Begin

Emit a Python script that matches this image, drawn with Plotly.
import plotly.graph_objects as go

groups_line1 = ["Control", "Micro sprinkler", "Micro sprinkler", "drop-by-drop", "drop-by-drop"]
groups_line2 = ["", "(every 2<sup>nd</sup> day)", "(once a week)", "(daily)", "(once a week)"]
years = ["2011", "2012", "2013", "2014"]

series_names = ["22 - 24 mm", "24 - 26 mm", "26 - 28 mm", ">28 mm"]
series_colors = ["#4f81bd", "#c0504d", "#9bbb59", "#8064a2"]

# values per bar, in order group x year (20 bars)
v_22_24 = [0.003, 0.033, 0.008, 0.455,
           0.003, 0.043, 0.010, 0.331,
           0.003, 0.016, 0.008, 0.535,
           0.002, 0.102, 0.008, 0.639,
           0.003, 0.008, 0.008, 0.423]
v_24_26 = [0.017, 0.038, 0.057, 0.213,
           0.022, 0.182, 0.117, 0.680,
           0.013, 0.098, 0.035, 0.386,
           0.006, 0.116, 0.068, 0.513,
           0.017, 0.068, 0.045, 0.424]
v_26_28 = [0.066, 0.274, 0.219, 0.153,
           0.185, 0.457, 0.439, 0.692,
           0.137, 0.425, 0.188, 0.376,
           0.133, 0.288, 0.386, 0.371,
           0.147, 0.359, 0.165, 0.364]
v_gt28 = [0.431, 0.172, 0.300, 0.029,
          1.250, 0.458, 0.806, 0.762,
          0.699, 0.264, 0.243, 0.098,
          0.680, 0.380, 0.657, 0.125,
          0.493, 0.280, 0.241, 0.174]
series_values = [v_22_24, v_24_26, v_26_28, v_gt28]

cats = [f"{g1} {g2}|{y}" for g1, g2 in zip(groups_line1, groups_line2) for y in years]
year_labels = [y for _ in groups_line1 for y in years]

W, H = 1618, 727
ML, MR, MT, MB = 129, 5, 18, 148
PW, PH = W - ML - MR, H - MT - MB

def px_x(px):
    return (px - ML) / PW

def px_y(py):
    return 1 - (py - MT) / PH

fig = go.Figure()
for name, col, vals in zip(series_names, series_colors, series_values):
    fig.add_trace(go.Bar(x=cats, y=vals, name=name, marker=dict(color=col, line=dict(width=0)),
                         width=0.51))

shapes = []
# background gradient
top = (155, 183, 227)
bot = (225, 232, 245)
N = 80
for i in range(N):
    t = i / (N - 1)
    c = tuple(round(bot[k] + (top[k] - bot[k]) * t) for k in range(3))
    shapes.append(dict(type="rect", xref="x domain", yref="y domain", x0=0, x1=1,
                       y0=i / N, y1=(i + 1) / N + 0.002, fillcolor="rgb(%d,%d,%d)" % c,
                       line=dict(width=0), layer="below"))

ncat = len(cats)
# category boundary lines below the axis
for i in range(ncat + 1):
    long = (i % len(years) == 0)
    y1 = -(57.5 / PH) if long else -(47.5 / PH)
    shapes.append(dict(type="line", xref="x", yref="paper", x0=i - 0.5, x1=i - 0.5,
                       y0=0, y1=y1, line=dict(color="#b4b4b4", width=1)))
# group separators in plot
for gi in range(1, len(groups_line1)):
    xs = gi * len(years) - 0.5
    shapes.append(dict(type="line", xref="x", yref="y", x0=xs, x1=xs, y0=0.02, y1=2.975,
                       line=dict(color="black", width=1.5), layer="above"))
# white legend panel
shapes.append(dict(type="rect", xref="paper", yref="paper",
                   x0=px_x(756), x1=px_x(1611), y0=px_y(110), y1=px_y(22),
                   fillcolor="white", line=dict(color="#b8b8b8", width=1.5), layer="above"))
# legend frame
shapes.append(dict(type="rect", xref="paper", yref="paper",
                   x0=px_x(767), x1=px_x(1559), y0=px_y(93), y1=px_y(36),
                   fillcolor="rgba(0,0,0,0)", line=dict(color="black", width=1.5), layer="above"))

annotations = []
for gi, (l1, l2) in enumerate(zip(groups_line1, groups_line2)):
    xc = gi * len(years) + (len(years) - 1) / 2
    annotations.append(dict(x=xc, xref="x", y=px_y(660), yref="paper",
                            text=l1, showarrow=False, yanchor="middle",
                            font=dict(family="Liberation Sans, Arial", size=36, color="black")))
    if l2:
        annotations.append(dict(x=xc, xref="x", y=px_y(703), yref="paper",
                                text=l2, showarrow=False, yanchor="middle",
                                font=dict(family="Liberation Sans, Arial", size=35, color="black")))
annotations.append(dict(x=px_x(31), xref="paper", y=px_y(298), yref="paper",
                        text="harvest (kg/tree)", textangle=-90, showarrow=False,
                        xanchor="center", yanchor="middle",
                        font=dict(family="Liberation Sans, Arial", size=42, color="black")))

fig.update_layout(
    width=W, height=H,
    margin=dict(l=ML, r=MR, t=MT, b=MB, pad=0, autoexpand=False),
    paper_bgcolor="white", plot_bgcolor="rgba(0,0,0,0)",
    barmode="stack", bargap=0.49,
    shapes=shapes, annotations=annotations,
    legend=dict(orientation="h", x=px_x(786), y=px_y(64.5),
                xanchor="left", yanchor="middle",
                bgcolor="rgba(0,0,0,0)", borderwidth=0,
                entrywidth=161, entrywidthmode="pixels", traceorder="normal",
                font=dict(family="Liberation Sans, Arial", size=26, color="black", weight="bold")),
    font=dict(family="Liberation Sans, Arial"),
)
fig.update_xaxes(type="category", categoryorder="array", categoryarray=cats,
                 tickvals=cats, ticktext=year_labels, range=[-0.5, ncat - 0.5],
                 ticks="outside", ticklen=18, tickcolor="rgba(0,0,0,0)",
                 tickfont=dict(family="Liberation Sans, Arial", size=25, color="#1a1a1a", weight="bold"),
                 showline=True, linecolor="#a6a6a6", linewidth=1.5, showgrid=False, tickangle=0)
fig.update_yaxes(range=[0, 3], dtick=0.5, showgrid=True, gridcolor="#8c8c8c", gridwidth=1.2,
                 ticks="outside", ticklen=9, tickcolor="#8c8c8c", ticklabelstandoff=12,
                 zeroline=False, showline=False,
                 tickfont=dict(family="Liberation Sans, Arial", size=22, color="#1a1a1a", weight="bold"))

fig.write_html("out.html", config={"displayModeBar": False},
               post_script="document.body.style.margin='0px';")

End

• _Goal_: In this exercise, copy only the lines from the opening line of the material through the line where "import plotly.graph_objects as go" appears.

• _Completed exercise_:
Emit a Python script that matches this image, drawn with Plotly.
import plotly.graph_objects as go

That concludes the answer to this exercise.